The audacity of 'Tourettes Without Regrets,' Oakland's underground variety show
Jamie DeWolf, founder and host of tonight's performance, steps up to the microphone. The stage he stands on juts out into the center of the Oakland Metro Operahouse, practically surrounded by the eager crowd.
“Are you ready to get crazy on a Thursday night?” Jamie calls into the microphone as the crowd cheers.
Tonight is the show’s 10th anniversary, and in celebration DeWolf is dressed as an old man. He’s wearing a cardigan, his pants are pulled up to his waist, and he leans his weight on a walker. Standing on stage with him is a pretty girl in a revealing nurse’s costume. Next to her is a man-sized badger with dusty fur.
DeWolf calls on the crowd to engage in a sort of ritual. “If you know what to do, start doing it now. Start to sway ladies and gentlemen. Sway like you will be after you finish the drinks.” As the music picks up, hundreds of people begin to sway back and forth. Many have been coming long enough to know the drill, and those that don’t, quickly figure it out. Soon the room is like a sea, moving in unison. Strangers are hugging each other. People are laughing.
“10 years [expletive]! 10 years!” DeWolf exclaims.
This is "Tourettes Without Regrets," a once-a-month performance that is hard to describe. There are beat boxers, burlesque dancers, rappers; one performer in particular is dressed as a jelly doughnut. But DeWolf describes it as “an underground variety show, and it kind of comprises of everything you can do with a microphone on or off stage. It’s sort of like a dirty old vaudeville show with contemporary urban twist.”
When he says everything you can do with a microphone, he means it. During the show DeWolf says, “We’re about to play one of my favorite games on the planet. What’s down my pants, ladies and gentlemen?” It’s never clear what will happen from one moment to the next. Genres seem irrelevant. DeWolf explains, “If you’ve never been to a rap battle, if you’ve never been to a poetry slam, if you’ve never seen burlesque, if you’ve never seen stand-up comedy, or dirty haiku, or freakish, inventive contests — then that’s what the show is for, to put all of those elements into one show. What makes 'Tourettes' individual and unique is throwing all of these elements together and seeing what happens.”
To be clear, DeWolf doesn’t have Tourette's Syndrome. The name "Tourettes Without Regrets" is a play on the condition’s popular association with the inability to control outbursts of obscenity. “I’ve been accused of having Tourette's ever since I was a young child,” he says.
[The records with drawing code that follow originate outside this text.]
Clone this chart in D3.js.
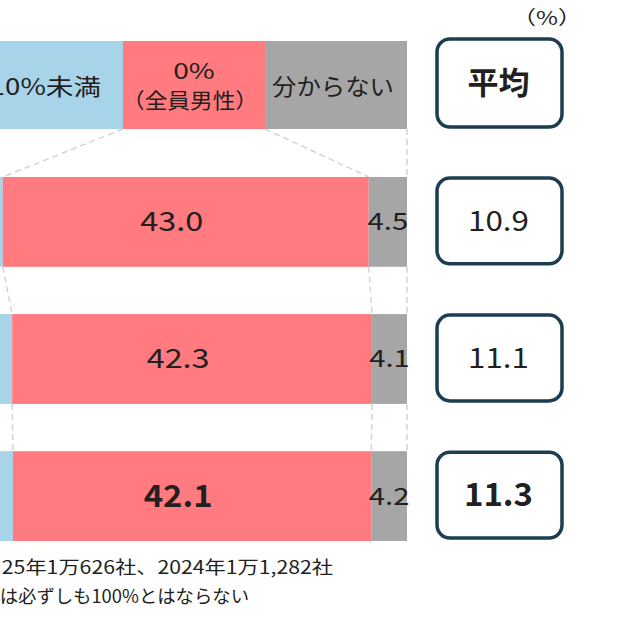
<!DOCTYPE html>
<html>
<head>
<meta charset="utf-8">
<script src="https://cdn.jsdelivr.net/npm/d3@7"></script>
<style>
  body { margin: 0; background: #fff; }
  svg { display: block; }
  text { font-family: 'Noto Sans CJK JP', 'Noto Sans', sans-serif; fill: #231f20; }
</style>
</head>
<body>
<script>
// rows (the year labels sit off the left edge of the crop)
const years = ['2023年', '2024年', '2025年']
// share of companies, %
const zeroShare = [43.0, 42.3, 42.1]
const unknownShare = [4.5, 4.1, 4.2]
// average ratio, %
const averages = [10.9, 11.1, 11.3]

const legendKeys = ['under10', 'zero', 'unknown']
const legendLabels = [['10%未満'], ['0%', '（全員男性）'], ['分からない']]
const averageTitle = '平均'
const unitLabel = '（%）'
const footnotes = ['25年1万626社、2024年1万1,282社', 'は必ずしも100%とはならない']

const colors = { under10: '#a8d4e9', zero: '#ff7b80', unknown: '#a6a6a6' }
const boxStroke = '#1d3e51'
const dashColor = '#d4d4d4'

const width = 640
const height = 640

const svg = d3.select('body').append('svg')
  .attr('width', width)
  .attr('height', height)

// the source font is wider than Noto, so texts get a small horizontal stretch
function addText (parent, str, cx, cy, opts) {
  const o = Object.assign({ size: 24, weight: 'normal', anchor: 'middle', sx: 1 }, opts)
  return parent.append('text')
    .attr('transform', 'translate(' + cx + ',' + cy + ') scale(' + o.sx + ',1)')
    .attr('dy', '0.35em')
    .attr('text-anchor', o.anchor)
    .attr('font-size', o.size)
    .attr('font-weight', o.weight)
    .text(str)
}

// whole 100% bar runs off the left edge, only its right end is visible
const x = d3.scaleLinear().domain([0, 100]).range([-444, 407])
const y = d3.scaleBand().domain(years).range([177, 541]).paddingInner(0.345)
const legendX = d3.scaleBand().domain(legendKeys).range([-19, 407])
const header = { top: 41, bottom: 129 }
const box = { x: 437, w: 125 }

const table = years.map((year, i) => ({
  year,
  under10: +(100 - zeroShare[i] - unknownShare[i]).toFixed(1),
  zero: zeroShare[i],
  unknown: unknownShare[i]
}))
const series = d3.stack().keys(legendKeys)(table)

// dashed guide lines between matching segment edges
const edges = [[legendX('zero'), legendX('unknown'), legendX.range()[1]]]
table.forEach((row, i) => {
  edges.push([x(series[0][i][1]), x(series[1][i][1]), x(series[2][i][1])])
})
const tops = [header.bottom].concat(years.map(yr => y(yr) + y.bandwidth()))
const nextTops = years.map(yr => y(yr))
const guides = svg.append('g')
for (let r = 0; r < years.length; r++) {
  edges[r].forEach((ex, k) => {
    guides.append('line')
      .attr('x1', ex).attr('y1', tops[r])
      .attr('x2', edges[r + 1][k]).attr('y2', nextTops[r])
      .attr('stroke', dashColor)
      .attr('stroke-width', 1.5)
      .attr('stroke-dasharray', '6,4')
  })
}

// header legend bar
const legend = svg.append('g')
const headerMid = (header.top + header.bottom) / 2
legendKeys.forEach(key => {
  legend.append('rect')
    .attr('x', legendX(key))
    .attr('y', header.top)
    .attr('width', legendX.bandwidth())
    .attr('height', header.bottom - header.top)
    .attr('fill', colors[key])
})
addText(legend, legendLabels[0][0], 101, headerMid + 2, { size: 23, anchor: 'end', sx: 1.2 })
const zeroCx = legendX('zero') + legendX.bandwidth() / 2
addText(legend, legendLabels[1][0], zeroCx, headerMid - 14, { size: 22, sx: 1.28 })
addText(legend, legendLabels[1][1], zeroCx - 4, headerMid + 16, { size: 21, sx: 1.08 })
addText(legend, legendLabels[2][0], legendX('unknown') + legendX.bandwidth() / 2 - 3, headerMid + 2, { size: 23, sx: 1.06 })

// stacked bars
const bars = svg.append('g')
series.forEach(s => {
  bars.selectAll(null)
    .data(s)
    .enter().append('rect')
    .attr('x', d => x(d[0]))
    .attr('y', d => y(d.data.year))
    .attr('width', d => x(d[1]) - x(d[0]))
    .attr('height', y.bandwidth())
    .attr('fill', colors[s.key])
})

const last = years.length - 1
series[1].forEach((d, i) => {
  addText(bars, d.data.zero.toFixed(1), (x(d[0]) + x(d[1])) / 2 - 14, y(d.data.year) + y.bandwidth() / 2,
    i === last ? { size: 31, weight: 'bold', sx: 1.06 } : { size: 27, sx: 1.2 })
})
series[2].forEach(d => {
  addText(bars, d.data.unknown.toFixed(1), (x(d[0]) + x(d[1])) / 2, y(d.data.year) + y.bandwidth() / 2,
    { size: 24, sx: 1.22 })
})

// average boxes
const avg = svg.append('g')
const boxRows = [{ top: 39, h: 88, label: averageTitle, opts: { size: 31, weight: 'bold', sx: 1 } }]
  .concat(years.map((yr, i) => ({
    top: y(yr) + 1,
    h: y.bandwidth() - 4,
    label: averages[i].toFixed(1),
    opts: i === last ? { size: 32, weight: 'bold', sx: 1.03 } : { size: 28, sx: 1.12 }
  })))
boxRows.forEach(b => {
  avg.append('rect')
    .attr('x', box.x)
    .attr('y', b.top)
    .attr('width', box.w)
    .attr('height', b.h)
    .attr('rx', 13)
    .attr('fill', '#fff')
    .attr('stroke', boxStroke)
    .attr('stroke-width', 3.5)
  addText(avg, b.label, box.x + box.w / 2 - 1, b.top + b.h / 2, b.opts)
})

addText(svg, unitLabel, 547, 18, { size: 19, sx: 1.25 })

// notes, cut off on the left like the source
const noteRight = [333, 249]
const noteStretch = [1.18, 1.02]
footnotes.forEach((note, i) => {
  addText(svg, note, noteRight[i], 568 + i * 29, { size: 18, anchor: 'end', sx: noteStretch[i] })
})
</script>
</body>
</html>
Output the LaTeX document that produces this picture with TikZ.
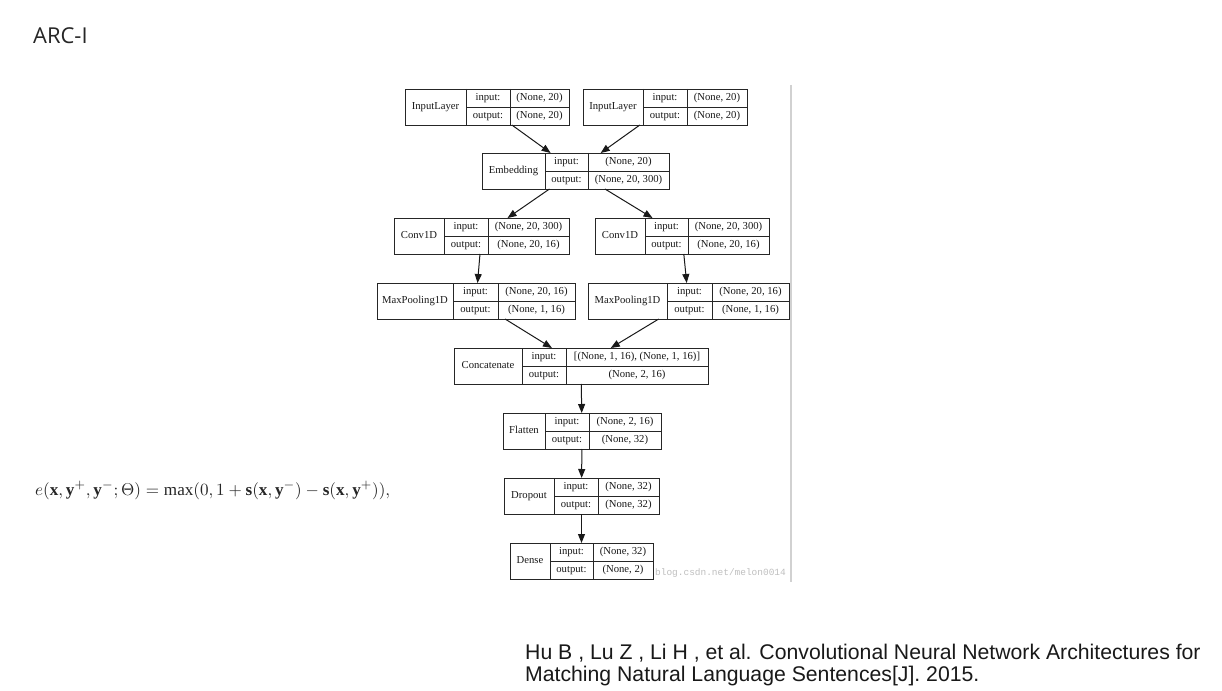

DeWolf doesn’t censor himself, and the show is an extension of that. "In some respects, it was just a defiant middle finger to everyone of these other shows that were like ‘Minds Open’ or like 'The Lyrical Corner.’ These sort of bookstore poetry readings that I just loathed. So I started it as revenge.” Revenge, he says, for open mics that couldn’t handle his explicit style of poetry.
“Basically every open mic in my hometown banned me and they kicked me out and my last show I threw a chair at the host. And I vowed that I would make a show that would dwarf all of theirs,” DeWolf says.
So DeWolf created a venue where he and other audacious artists could perform freely.
“Every religion needs its church, every art form need its venue. Every painter needs a gallery and 'Tourettes' sort of became a clubhouse for all these different divergent talents and performances.”
DeWolf says the surprising mix of creative forms often produces inspiration and connections among audience members and performers alike.
“'Tourettes' is sort of like a laboratory. That's kind of the way I view it. It’s a lab. I take all these chemicals and I throw them together and I see what happens. You know, for some people it just means a one night stand and a hangover. For other people they make creative alliances that are going to extend throughout the rest of their life.”
The thing about this show is that while you can be a passive observer, you most likely won’t be. Audience members often become participants, performers and judges. Keeping the roles open means the line between audience and performer is blurred.
“It makes everybody realize that anybody can be on that stage. There is no reason why you shouldn’t be,” says DeWolf.
This transforms the experience for the audience and informs how they relate to performance and to art, he says.
“I think that it redefines underground art for a lot of people. I think that it redefines what is comedy, what is funny, what is poetry, what is high art, what is low art. I think that it shows people the diversity of crowds —that you don't have to come from one scene. You can come from any scene and people are hungry for it. And that all these elements can be thrown together and can coexist happily.”
And tonight," Tourettes Without Regrets" stands as a symbol of 10 years of open expression, and no one in the crowd or on stage is stopping yet.
This piece originally aired in 2010.